## Collected material
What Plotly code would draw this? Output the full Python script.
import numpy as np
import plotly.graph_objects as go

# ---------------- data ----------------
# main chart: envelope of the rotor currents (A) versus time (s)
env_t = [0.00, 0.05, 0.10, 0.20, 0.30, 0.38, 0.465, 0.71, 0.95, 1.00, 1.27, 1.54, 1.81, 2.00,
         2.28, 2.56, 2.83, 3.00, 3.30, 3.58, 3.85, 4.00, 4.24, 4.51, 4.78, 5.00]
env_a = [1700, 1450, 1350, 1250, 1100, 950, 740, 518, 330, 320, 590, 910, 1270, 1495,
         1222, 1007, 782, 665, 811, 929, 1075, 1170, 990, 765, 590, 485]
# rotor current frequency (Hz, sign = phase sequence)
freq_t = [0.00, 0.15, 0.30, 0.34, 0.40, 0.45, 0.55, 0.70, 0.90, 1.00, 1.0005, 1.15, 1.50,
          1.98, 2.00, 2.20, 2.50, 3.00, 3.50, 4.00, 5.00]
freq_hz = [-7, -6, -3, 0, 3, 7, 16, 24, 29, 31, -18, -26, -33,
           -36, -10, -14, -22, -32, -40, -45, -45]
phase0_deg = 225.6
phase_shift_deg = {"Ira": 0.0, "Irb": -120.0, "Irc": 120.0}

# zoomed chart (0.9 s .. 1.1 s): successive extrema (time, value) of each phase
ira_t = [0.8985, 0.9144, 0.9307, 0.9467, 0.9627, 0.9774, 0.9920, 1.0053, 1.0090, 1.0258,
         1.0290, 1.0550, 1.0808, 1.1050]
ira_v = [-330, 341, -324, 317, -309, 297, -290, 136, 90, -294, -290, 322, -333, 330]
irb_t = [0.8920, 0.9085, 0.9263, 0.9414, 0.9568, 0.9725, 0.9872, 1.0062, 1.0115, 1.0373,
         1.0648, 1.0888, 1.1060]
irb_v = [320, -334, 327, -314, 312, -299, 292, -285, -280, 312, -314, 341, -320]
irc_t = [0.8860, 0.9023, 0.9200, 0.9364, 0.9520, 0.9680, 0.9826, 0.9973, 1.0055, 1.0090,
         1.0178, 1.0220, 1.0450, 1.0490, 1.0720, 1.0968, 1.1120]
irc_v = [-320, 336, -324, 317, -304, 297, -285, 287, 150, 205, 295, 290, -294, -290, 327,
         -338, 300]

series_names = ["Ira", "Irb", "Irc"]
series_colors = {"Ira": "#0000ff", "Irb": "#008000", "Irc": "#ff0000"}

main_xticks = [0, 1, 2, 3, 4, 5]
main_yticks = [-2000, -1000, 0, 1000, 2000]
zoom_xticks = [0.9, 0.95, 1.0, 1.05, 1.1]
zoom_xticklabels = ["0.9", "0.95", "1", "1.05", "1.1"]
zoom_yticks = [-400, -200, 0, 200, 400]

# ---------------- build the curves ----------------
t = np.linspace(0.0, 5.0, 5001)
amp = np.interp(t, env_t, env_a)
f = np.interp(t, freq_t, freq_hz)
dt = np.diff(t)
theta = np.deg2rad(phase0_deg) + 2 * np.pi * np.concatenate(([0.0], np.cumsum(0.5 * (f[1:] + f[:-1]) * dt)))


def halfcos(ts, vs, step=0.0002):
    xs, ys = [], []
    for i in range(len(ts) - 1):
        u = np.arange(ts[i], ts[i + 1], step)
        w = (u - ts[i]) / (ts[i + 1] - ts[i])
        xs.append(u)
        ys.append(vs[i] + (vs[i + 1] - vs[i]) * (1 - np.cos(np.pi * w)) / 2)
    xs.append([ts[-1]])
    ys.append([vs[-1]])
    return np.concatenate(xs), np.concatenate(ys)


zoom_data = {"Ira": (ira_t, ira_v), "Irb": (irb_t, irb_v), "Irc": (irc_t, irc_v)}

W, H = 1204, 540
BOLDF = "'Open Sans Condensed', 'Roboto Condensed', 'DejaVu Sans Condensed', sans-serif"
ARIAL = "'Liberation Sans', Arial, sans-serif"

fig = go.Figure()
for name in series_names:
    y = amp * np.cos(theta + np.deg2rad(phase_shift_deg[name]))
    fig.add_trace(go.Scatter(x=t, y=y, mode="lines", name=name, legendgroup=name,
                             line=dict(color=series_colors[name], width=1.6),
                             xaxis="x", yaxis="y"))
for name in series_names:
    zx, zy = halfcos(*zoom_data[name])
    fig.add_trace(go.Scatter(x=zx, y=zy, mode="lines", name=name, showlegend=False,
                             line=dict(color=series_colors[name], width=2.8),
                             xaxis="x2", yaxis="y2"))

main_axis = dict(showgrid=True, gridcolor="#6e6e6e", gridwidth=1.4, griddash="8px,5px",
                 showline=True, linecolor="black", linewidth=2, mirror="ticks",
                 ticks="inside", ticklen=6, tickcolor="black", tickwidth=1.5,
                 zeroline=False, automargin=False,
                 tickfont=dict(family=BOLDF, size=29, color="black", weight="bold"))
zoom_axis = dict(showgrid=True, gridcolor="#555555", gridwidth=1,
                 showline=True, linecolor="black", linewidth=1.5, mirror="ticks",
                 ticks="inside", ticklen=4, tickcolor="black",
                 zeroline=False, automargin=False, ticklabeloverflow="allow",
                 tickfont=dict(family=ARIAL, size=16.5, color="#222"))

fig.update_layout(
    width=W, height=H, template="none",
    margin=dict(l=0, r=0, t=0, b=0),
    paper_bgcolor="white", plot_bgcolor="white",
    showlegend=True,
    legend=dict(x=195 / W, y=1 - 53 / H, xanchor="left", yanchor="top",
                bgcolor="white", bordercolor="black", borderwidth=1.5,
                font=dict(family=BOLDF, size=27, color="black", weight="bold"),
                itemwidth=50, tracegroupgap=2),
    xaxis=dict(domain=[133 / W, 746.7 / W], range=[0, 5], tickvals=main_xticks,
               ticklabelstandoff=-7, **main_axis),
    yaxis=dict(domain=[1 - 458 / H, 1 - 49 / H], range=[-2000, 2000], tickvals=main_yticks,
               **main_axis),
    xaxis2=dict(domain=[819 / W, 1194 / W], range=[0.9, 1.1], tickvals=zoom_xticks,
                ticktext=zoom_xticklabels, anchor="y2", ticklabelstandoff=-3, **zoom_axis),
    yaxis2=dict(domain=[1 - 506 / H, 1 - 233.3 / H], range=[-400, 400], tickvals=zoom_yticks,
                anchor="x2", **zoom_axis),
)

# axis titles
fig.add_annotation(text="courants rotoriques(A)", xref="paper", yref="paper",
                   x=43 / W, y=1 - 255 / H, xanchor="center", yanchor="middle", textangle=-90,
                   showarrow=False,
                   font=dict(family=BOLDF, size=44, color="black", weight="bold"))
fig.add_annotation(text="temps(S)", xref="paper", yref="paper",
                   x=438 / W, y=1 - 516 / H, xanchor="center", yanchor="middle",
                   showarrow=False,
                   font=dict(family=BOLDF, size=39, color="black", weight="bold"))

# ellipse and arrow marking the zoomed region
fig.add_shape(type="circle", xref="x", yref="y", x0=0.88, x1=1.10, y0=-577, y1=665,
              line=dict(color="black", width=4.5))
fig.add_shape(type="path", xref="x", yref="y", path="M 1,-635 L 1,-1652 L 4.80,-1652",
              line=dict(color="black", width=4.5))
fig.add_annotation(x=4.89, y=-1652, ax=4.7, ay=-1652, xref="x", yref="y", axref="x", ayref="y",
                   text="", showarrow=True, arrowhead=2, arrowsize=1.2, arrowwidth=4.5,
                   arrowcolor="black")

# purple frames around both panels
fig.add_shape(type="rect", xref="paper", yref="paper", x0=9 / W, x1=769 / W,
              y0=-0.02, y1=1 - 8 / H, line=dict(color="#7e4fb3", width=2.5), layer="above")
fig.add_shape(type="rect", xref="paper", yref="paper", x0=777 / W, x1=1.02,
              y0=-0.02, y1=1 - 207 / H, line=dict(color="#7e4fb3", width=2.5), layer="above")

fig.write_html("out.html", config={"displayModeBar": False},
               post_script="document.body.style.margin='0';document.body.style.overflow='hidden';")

## Instructions for the task
Only the lines from the start of the data to the line holding "zoom_yticks = [-400, -200, 0, 200, 400]" are wanted; return them exactly, both ends included.

## Solution for this task
What Plotly code would draw this? Output the full Python script.
import numpy as np
import plotly.graph_objects as go

# ---------------- data ----------------
# main chart: envelope of the rotor currents (A) versus time (s)
env_t = [0.00, 0.05, 0.10, 0.20, 0.30, 0.38, 0.465, 0.71, 0.95, 1.00, 1.27, 1.54, 1.81, 2.00,
         2.28, 2.56, 2.83, 3.00, 3.30, 3.58, 3.85, 4.00, 4.24, 4.51, 4.78, 5.00]
env_a = [1700, 1450, 1350, 1250, 1100, 950, 740, 518, 330, 320, 590, 910, 1270, 1495,
         1222, 1007, 782, 665, 811, 929, 1075, 1170, 990, 765, 590, 485]
# rotor current frequency (Hz, sign = phase sequence)
freq_t = [0.00, 0.15, 0.30, 0.34, 0.40, 0.45, 0.55, 0.70, 0.90, 1.00, 1.0005, 1.15, 1.50,
          1.98, 2.00, 2.20, 2.50, 3.00, 3.50, 4.00, 5.00]
freq_hz = [-7, -6, -3, 0, 3, 7, 16, 24, 29, 31, -18, -26, -33,
           -36, -10, -14, -22, -32, -40, -45, -45]
phase0_deg = 225.6
phase_shift_deg = {"Ira": 0.0, "Irb": -120.0, "Irc": 120.0}

# zoomed chart (0.9 s .. 1.1 s): successive extrema (time, value) of each phase
ira_t = [0.8985, 0.9144, 0.9307, 0.9467, 0.9627, 0.9774, 0.9920, 1.0053, 1.0090, 1.0258,
         1.0290, 1.0550, 1.0808, 1.1050]
ira_v = [-330, 341, -324, 317, -309, 297, -290, 136, 90, -294, -290, 322, -333, 330]
irb_t = [0.8920, 0.9085, 0.9263, 0.9414, 0.9568, 0.9725, 0.9872, 1.0062, 1.0115, 1.0373,
         1.0648, 1.0888, 1.1060]
irb_v = [320, -334, 327, -314, 312, -299, 292, -285, -280, 312, -314, 341, -320]
irc_t = [0.8860, 0.9023, 0.9200, 0.9364, 0.9520, 0.9680, 0.9826, 0.9973, 1.0055, 1.0090,
         1.0178, 1.0220, 1.0450, 1.0490, 1.0720, 1.0968, 1.1120]
irc_v = [-320, 336, -324, 317, -304, 297, -285, 287, 150, 205, 295, 290, -294, -290, 327,
         -338, 300]

series_names = ["Ira", "Irb", "Irc"]
series_colors = {"Ira": "#0000ff", "Irb": "#008000", "Irc": "#ff0000"}

main_xticks = [0, 1, 2, 3, 4, 5]
main_yticks = [-2000, -1000, 0, 1000, 2000]
zoom_xticks = [0.9, 0.95, 1.0, 1.05, 1.1]
zoom_xticklabels = ["0.9", "0.95", "1", "1.05", "1.1"]
zoom_yticks = [-400, -200, 0, 200, 400]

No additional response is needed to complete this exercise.